**WHAT TO WORK ON:** Output the material beneath this task exactly, images excluded.

**DATASET CONTENT:**
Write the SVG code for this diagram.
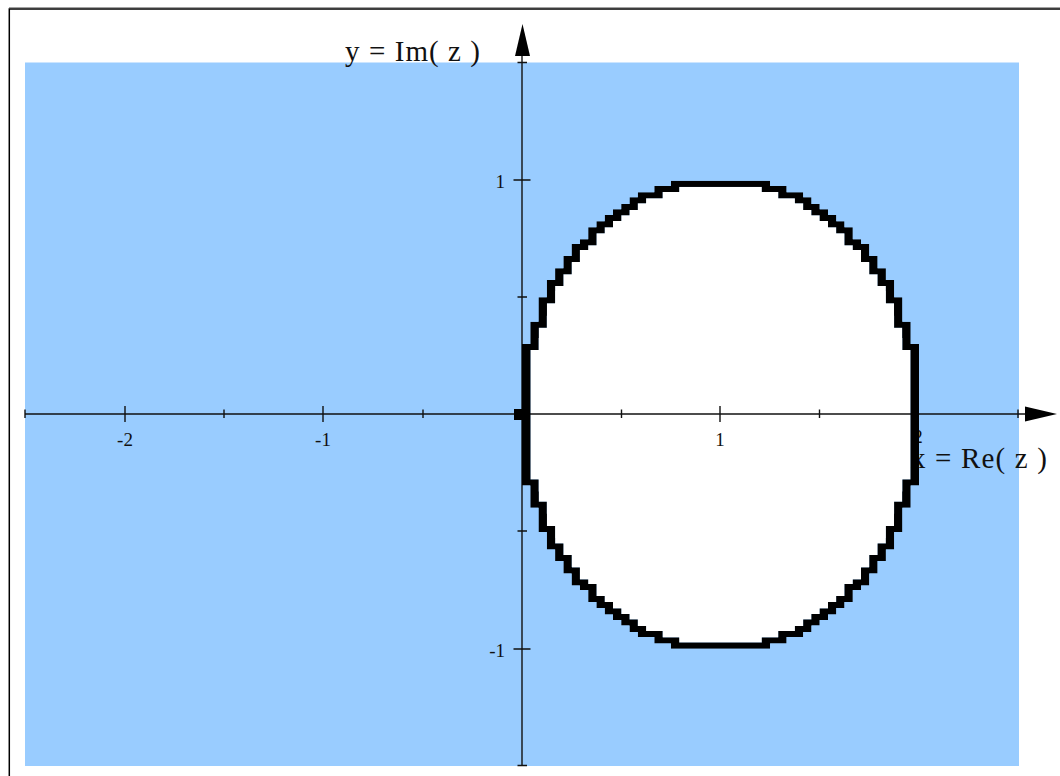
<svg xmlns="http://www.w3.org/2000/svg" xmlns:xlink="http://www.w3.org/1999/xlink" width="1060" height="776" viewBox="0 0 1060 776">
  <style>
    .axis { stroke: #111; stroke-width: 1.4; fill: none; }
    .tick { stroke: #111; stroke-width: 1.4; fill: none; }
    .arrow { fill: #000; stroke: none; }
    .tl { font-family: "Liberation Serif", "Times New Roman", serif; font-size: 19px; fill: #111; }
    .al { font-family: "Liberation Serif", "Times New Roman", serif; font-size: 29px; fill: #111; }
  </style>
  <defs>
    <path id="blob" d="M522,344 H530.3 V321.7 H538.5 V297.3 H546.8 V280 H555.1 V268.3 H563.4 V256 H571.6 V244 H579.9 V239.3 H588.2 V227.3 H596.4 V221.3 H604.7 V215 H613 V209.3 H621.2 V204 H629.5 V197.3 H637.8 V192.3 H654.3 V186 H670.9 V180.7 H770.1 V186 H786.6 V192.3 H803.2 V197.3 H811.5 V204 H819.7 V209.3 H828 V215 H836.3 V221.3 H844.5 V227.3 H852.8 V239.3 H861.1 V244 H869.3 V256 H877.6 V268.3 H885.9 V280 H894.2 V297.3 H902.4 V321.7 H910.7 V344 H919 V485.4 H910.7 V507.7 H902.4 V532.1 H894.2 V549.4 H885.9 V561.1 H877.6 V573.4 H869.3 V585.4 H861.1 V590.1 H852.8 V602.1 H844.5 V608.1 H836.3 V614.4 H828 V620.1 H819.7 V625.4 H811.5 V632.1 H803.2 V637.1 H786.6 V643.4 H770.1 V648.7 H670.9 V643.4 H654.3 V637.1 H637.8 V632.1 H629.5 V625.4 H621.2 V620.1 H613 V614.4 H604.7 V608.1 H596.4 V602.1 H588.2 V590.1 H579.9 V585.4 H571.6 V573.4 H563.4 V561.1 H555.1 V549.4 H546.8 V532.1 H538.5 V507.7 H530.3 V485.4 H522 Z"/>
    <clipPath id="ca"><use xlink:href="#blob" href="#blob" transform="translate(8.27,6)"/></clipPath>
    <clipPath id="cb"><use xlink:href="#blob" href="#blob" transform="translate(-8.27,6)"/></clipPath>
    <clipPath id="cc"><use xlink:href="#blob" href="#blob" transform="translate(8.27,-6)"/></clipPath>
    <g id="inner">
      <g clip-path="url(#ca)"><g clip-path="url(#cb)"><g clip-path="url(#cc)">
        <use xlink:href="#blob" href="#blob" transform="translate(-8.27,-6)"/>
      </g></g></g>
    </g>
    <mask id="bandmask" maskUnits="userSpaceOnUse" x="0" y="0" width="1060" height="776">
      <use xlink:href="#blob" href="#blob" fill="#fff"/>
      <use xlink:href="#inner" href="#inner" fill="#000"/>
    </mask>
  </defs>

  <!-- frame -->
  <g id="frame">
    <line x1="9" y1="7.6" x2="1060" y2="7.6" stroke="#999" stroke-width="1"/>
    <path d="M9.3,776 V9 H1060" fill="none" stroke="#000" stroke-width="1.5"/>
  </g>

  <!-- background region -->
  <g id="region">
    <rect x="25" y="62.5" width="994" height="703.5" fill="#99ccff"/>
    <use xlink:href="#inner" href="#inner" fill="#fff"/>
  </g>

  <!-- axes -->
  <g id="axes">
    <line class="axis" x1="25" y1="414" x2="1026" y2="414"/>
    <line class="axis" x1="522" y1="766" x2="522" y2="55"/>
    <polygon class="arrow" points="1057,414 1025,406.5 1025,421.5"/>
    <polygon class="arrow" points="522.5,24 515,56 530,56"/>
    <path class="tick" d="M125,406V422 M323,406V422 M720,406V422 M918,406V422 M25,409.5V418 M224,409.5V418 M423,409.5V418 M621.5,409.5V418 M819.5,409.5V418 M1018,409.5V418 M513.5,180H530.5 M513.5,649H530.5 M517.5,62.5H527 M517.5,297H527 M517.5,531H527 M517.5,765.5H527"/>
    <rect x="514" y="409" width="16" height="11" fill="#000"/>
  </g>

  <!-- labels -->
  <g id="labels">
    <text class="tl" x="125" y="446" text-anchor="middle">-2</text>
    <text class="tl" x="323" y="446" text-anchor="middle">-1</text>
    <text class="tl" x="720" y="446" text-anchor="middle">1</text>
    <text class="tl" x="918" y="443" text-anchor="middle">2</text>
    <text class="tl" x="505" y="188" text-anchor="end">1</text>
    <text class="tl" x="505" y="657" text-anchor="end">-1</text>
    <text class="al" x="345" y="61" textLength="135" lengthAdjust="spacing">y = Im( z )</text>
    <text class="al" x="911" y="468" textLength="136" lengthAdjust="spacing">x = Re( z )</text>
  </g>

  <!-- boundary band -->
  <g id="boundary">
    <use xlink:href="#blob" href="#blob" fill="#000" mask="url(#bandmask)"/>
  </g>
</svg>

**TASK OUTPUT:**
Write the SVG code for this diagram.
<svg xmlns="http://www.w3.org/2000/svg" xmlns:xlink="http://www.w3.org/1999/xlink" width="1060" height="776" viewBox="0 0 1060 776">
  <style>
    .axis { stroke: #111; stroke-width: 1.4; fill: none; }
    .tick { stroke: #111; stroke-width: 1.4; fill: none; }
    .arrow { fill: #000; stroke: none; }
    .tl { font-family: "Liberation Serif", "Times New Roman", serif; font-size: 19px; fill: #111; }
    .al { font-family: "Liberation Serif", "Times New Roman", serif; font-size: 29px; fill: #111; }
  </style>
  <defs>
    <path id="blob" d="M522,344 H530.3 V321.7 H538.5 V297.3 H546.8 V280 H555.1 V268.3 H563.4 V256 H571.6 V244 H579.9 V239.3 H588.2 V227.3 H596.4 V221.3 H604.7 V215 H613 V209.3 H621.2 V204 H629.5 V197.3 H637.8 V192.3 H654.3 V186 H670.9 V180.7 H770.1 V186 H786.6 V192.3 H803.2 V197.3 H811.5 V204 H819.7 V209.3 H828 V215 H836.3 V221.3 H844.5 V227.3 H852.8 V239.3 H861.1 V244 H869.3 V256 H877.6 V268.3 H885.9 V280 H894.2 V297.3 H902.4 V321.7 H910.7 V344 H919 V485.4 H910.7 V507.7 H902.4 V532.1 H894.2 V549.4 H885.9 V561.1 H877.6 V573.4 H869.3 V585.4 H861.1 V590.1 H852.8 V602.1 H844.5 V608.1 H836.3 V614.4 H828 V620.1 H819.7 V625.4 H811.5 V632.1 H803.2 V637.1 H786.6 V643.4 H770.1 V648.7 H670.9 V643.4 H654.3 V637.1 H637.8 V632.1 H629.5 V625.4 H621.2 V620.1 H613 V614.4 H604.7 V608.1 H596.4 V602.1 H588.2 V590.1 H579.9 V585.4 H571.6 V573.4 H563.4 V561.1 H555.1 V549.4 H546.8 V532.1 H538.5 V507.7 H530.3 V485.4 H522 Z"/>
    <clipPath id="ca"><use xlink:href="#blob" href="#blob" transform="translate(8.27,6)"/></clipPath>
    <clipPath id="cb"><use xlink:href="#blob" href="#blob" transform="translate(-8.27,6)"/></clipPath>
    <clipPath id="cc"><use xlink:href="#blob" href="#blob" transform="translate(8.27,-6)"/></clipPath>
    <g id="inner">
      <g clip-path="url(#ca)"><g clip-path="url(#cb)"><g clip-path="url(#cc)">
        <use xlink:href="#blob" href="#blob" transform="translate(-8.27,-6)"/>
      </g></g></g>
    </g>
    <mask id="bandmask" maskUnits="userSpaceOnUse" x="0" y="0" width="1060" height="776">
      <use xlink:href="#blob" href="#blob" fill="#fff"/>
      <use xlink:href="#inner" href="#inner" fill="#000"/>
    </mask>
  </defs>

  <!-- frame -->
  <g id="frame">
    <line x1="9" y1="7.6" x2="1060" y2="7.6" stroke="#999" stroke-width="1"/>
    <path d="M9.3,776 V9 H1060" fill="none" stroke="#000" stroke-width="1.5"/>
  </g>

  <!-- background region -->
  <g id="region">
    <rect x="25" y="62.5" width="994" height="703.5" fill="#99ccff"/>
    <use xlink:href="#inner" href="#inner" fill="#fff"/>
  </g>

  <!-- axes -->
  <g id="axes">
    <line class="axis" x1="25" y1="414" x2="1026" y2="414"/>
    <line class="axis" x1="522" y1="766" x2="522" y2="55"/>
    <polygon class="arrow" points="1057,414 1025,406.5 1025,421.5"/>
    <polygon class="arrow" points="522.5,24 515,56 530,56"/>
    <path class="tick" d="M125,406V422 M323,406V422 M720,406V422 M918,406V422 M25,409.5V418 M224,409.5V418 M423,409.5V418 M621.5,409.5V418 M819.5,409.5V418 M1018,409.5V418 M513.5,180H530.5 M513.5,649H530.5 M517.5,62.5H527 M517.5,297H527 M517.5,531H527 M517.5,765.5H527"/>
    <rect x="514" y="409" width="16" height="11" fill="#000"/>
  </g>

  <!-- labels -->
  <g id="labels">
    <text class="tl" x="125" y="446" text-anchor="middle">-2</text>
    <text class="tl" x="323" y="446" text-anchor="middle">-1</text>
    <text class="tl" x="720" y="446" text-anchor="middle">1</text>
    <text class="tl" x="918" y="443" text-anchor="middle">2</text>
    <text class="tl" x="505" y="188" text-anchor="end">1</text>
    <text class="tl" x="505" y="657" text-anchor="end">-1</text>
    <text class="al" x="345" y="61" textLength="135" lengthAdjust="spacing">y = Im( z )</text>
    <text class="al" x="911" y="468" textLength="136" lengthAdjust="spacing">x = Re( z )</text>
  </g>

  <!-- boundary band -->
  <g id="boundary">
    <use xlink:href="#blob" href="#blob" fill="#000" mask="url(#bandmask)"/>
  </g>
</svg>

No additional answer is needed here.